#### Direction:
Copy out all the lines exactly. Omit pictures.

#### Data in this exercise:
◇ ◇ ◇ ◇ ◇

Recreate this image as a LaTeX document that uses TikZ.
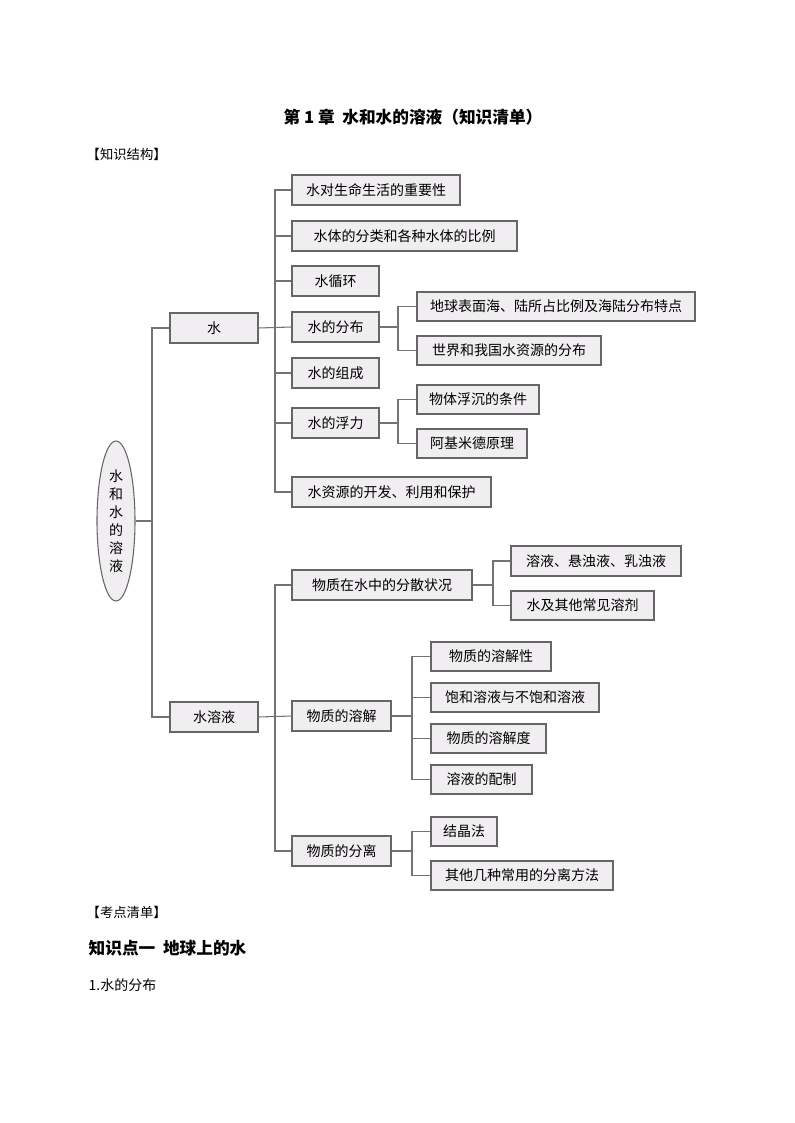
\documentclass[tikz,border=0pt]{standalone}
\usepackage{fontspec}
\setmainfont{Noto Sans CJK SC}
\usetikzlibrary{shapes.geometric}
\newcommand{\bx}[6]{\node[bx,minimum width={(#4-#2)*0.75pt},minimum height={(#5-#3)*0.75pt}] (#1) at ({(#2+#4)/2},{(#3+#5)/2}) {#6};}
\begin{document}
\begin{tikzpicture}[x=0.75pt,y=-0.75pt,
  bx/.style={draw=black!60,line width=0.8pt,fill=violet!12!gray!12,inner sep=0pt,font=\fontsize{10.5}{12}\selectfont},
  ln/.style={draw=black!55,line width=0.8pt}]
\useasboundingbox (0,0) rectangle (794,1123);
\node[font=\bfseries\fontsize{12.5}{14}\selectfont] (title) at (413,117) {第 1 章\ \ 水和水的溶液（知识清单）};
\node[anchor=west,font=\fontsize{10}{12}\selectfont] (k1) at (82,154) {【知识结构】};
\node[anchor=west,font=\fontsize{10}{12}\selectfont] (k2) at (82,912) {【考点清单】};
\node[anchor=west,font=\bfseries\fontsize{12.5}{14}\selectfont] (k3) at (84,948) {知识点一\ \ 地球上的水};
\node[anchor=west,font=\fontsize{10.5}{12}\selectfont] (k4) at (84,985) {1.水的分布};

\node[ellipse,draw=black!60,line width=0.8pt,fill=violet!12!gray!12,minimum width={38*0.75pt},minimum height={160*0.75pt},inner sep=0pt,align=center,font=\fontsize{10.5}{13.5}\selectfont] (root) at (116,521) {水\\和\\水\\的\\溶\\液};

\bx{w}{170}{313}{258}{343}{水}
\bx{sy}{170}{702}{258}{732}{水溶液}
\bx{a1}{292}{175}{460}{205}{水对生命生活的重要性}
\bx{a2}{292}{221}{517}{251}{水体的分类和各种水体的比例}
\bx{a3}{292}{266}{379}{296}{水循环}
\bx{a4}{292}{312}{379}{342}{水的分布}
\bx{a5}{292}{358}{379}{388}{水的组成}
\bx{a6}{292}{408}{379}{438}{水的浮力}
\bx{a7}{292}{477}{491}{507}{水资源的开发、利用和保护}
\bx{b1}{417}{292}{695}{321}{地球表面海、陆所占比例及海陆分布特点}
\bx{b2}{417}{336}{601}{365}{世界和我国水资源的分布}
\bx{c1}{417}{385}{539}{414}{物体浮沉的条件}
\bx{c2}{417}{429}{527}{458}{阿基米德原理}
\bx{d1}{292}{570}{472}{600}{物质在水中的分散状况}
\bx{d2}{292}{701}{391}{731}{物质的溶解}
\bx{d3}{292}{836}{391}{866}{物质的分离}
\bx{e1}{511}{546}{681}{576}{溶液、悬浊液、乳浊液}
\bx{e2}{511}{591}{654}{620}{水及其他常见溶剂}
\bx{f1}{431}{642}{551}{671}{物质的溶解性}
\bx{f2}{431}{683}{599}{712}{饱和溶液与不饱和溶液}
\bx{f3}{431}{724}{546}{753}{物质的溶解度}
\bx{f4}{431}{765}{532}{794}{溶液的配制}
\bx{g1}{431}{817}{497}{846}{结晶法}
\bx{g2}{431}{861}{613}{890}{其他几种常用的分离方法}

\coordinate (j0) at (152,521);
\coordinate (j1) at (275,328);
\coordinate (j2) at (398,327);
\coordinate (j3) at (398,423);
\coordinate (j4) at (275,717);
\coordinate (j5) at (493,585);
\coordinate (j6) at (412,716);
\coordinate (j7) at (412,851);
\draw[ln] (root.east) -- (j0);
\draw[ln] (w.west) -| (j0) |- (sy.west);
\draw[ln] (w.east) -- (a4.west);
\foreach \n in {a1,a2,a3,a5,a6,a7} \draw[ln] (\n.west) -| (j1);
\foreach \n in {b1,b2} \draw[ln] (a4.east) -- (j2) |- (\n.west);
\foreach \n in {c1,c2} \draw[ln] (a6.east) -- (j3) |- (\n.west);
\draw[ln] (sy.east) -- (d2.west);
\foreach \n in {d1,d3} \draw[ln] (\n.west) -| (j4);
\foreach \n in {e1,e2} \draw[ln] (d1.east) -- (j5) |- (\n.west);
\foreach \n in {f1,f2,f3,f4} \draw[ln] (d2.east) -- (j6) |- (\n.west);
\foreach \n in {g1,g2} \draw[ln] (d3.east) -- (j7) |- (\n.west);
\end{tikzpicture}
\end{document}
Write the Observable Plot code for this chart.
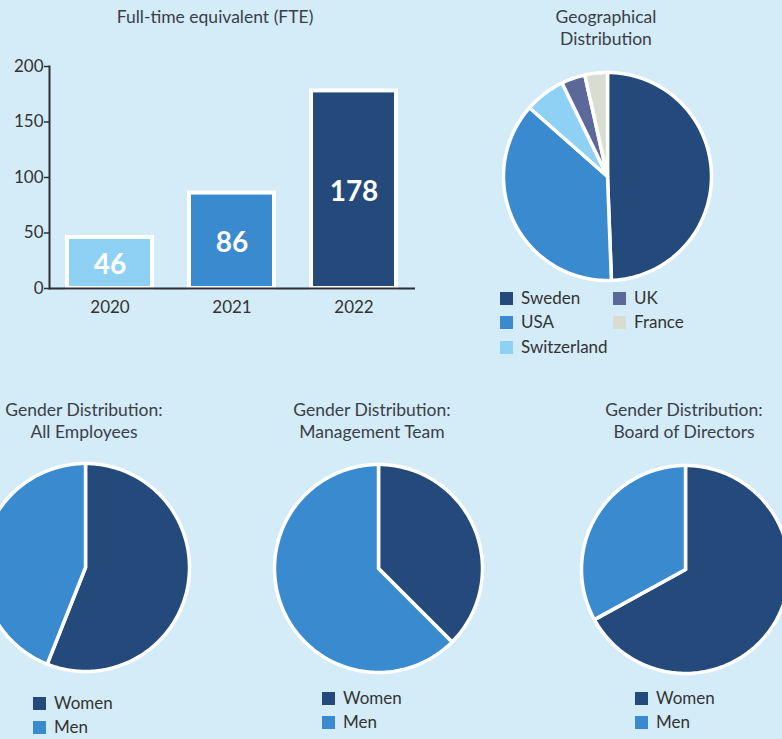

◇ ◇ ◇ ◇ ◇

#### Reply to the task:
Recreate this image as a LaTeX document that uses TikZ.
\documentclass[tikz,border=0pt]{standalone}
\usepackage{fontspec}
\setmainfont{Noto Sans CJK SC}
\usetikzlibrary{shapes.geometric}
\newcommand{\bx}[6]{\node[bx,minimum width={(#4-#2)*0.75pt},minimum height={(#5-#3)*0.75pt}] (#1) at ({(#2+#4)/2},{(#3+#5)/2}) {#6};}
\begin{document}
\begin{tikzpicture}[x=0.75pt,y=-0.75pt,
  bx/.style={draw=black!60,line width=0.8pt,fill=violet!12!gray!12,inner sep=0pt,font=\fontsize{10.5}{12}\selectfont},
  ln/.style={draw=black!55,line width=0.8pt}]
\useasboundingbox (0,0) rectangle (794,1123);
\node[font=\bfseries\fontsize{12.5}{14}\selectfont] (title) at (413,117) {第 1 章\ \ 水和水的溶液（知识清单）};
\node[anchor=west,font=\fontsize{10}{12}\selectfont] (k1) at (82,154) {【知识结构】};
\node[anchor=west,font=\fontsize{10}{12}\selectfont] (k2) at (82,912) {【考点清单】};
\node[anchor=west,font=\bfseries\fontsize{12.5}{14}\selectfont] (k3) at (84,948) {知识点一\ \ 地球上的水};
\node[anchor=west,font=\fontsize{10.5}{12}\selectfont] (k4) at (84,985) {1.水的分布};

\node[ellipse,draw=black!60,line width=0.8pt,fill=violet!12!gray!12,minimum width={38*0.75pt},minimum height={160*0.75pt},inner sep=0pt,align=center,font=\fontsize{10.5}{13.5}\selectfont] (root) at (116,521) {水\\和\\水\\的\\溶\\液};

\bx{w}{170}{313}{258}{343}{水}
\bx{sy}{170}{702}{258}{732}{水溶液}
\bx{a1}{292}{175}{460}{205}{水对生命生活的重要性}
\bx{a2}{292}{221}{517}{251}{水体的分类和各种水体的比例}
\bx{a3}{292}{266}{379}{296}{水循环}
\bx{a4}{292}{312}{379}{342}{水的分布}
\bx{a5}{292}{358}{379}{388}{水的组成}
\bx{a6}{292}{408}{379}{438}{水的浮力}
\bx{a7}{292}{477}{491}{507}{水资源的开发、利用和保护}
\bx{b1}{417}{292}{695}{321}{地球表面海、陆所占比例及海陆分布特点}
\bx{b2}{417}{336}{601}{365}{世界和我国水资源的分布}
\bx{c1}{417}{385}{539}{414}{物体浮沉的条件}
\bx{c2}{417}{429}{527}{458}{阿基米德原理}
\bx{d1}{292}{570}{472}{600}{物质在水中的分散状况}
\bx{d2}{292}{701}{391}{731}{物质的溶解}
\bx{d3}{292}{836}{391}{866}{物质的分离}
\bx{e1}{511}{546}{681}{576}{溶液、悬浊液、乳浊液}
\bx{e2}{511}{591}{654}{620}{水及其他常见溶剂}
\bx{f1}{431}{642}{551}{671}{物质的溶解性}
\bx{f2}{431}{683}{599}{712}{饱和溶液与不饱和溶液}
\bx{f3}{431}{724}{546}{753}{物质的溶解度}
\bx{f4}{431}{765}{532}{794}{溶液的配制}
\bx{g1}{431}{817}{497}{846}{结晶法}
\bx{g2}{431}{861}{613}{890}{其他几种常用的分离方法}

\coordinate (j0) at (152,521);
\coordinate (j1) at (275,328);
\coordinate (j2) at (398,327);
\coordinate (j3) at (398,423);
\coordinate (j4) at (275,717);
\coordinate (j5) at (493,585);
\coordinate (j6) at (412,716);
\coordinate (j7) at (412,851);
\draw[ln] (root.east) -- (j0);
\draw[ln] (w.west) -| (j0) |- (sy.west);
\draw[ln] (w.east) -- (a4.west);
\foreach \n in {a1,a2,a3,a5,a6,a7} \draw[ln] (\n.west) -| (j1);
\foreach \n in {b1,b2} \draw[ln] (a4.east) -- (j2) |- (\n.west);
\foreach \n in {c1,c2} \draw[ln] (a6.east) -- (j3) |- (\n.west);
\draw[ln] (sy.east) -- (d2.west);
\foreach \n in {d1,d3} \draw[ln] (\n.west) -| (j4);
\foreach \n in {e1,e2} \draw[ln] (d1.east) -- (j5) |- (\n.west);
\foreach \n in {f1,f2,f3,f4} \draw[ln] (d2.east) -- (j6) |- (\n.west);
\foreach \n in {g1,g2} \draw[ln] (d3.east) -- (j7) |- (\n.west);
\end{tikzpicture}
\end{document}
Write the Observable Plot code for this chart.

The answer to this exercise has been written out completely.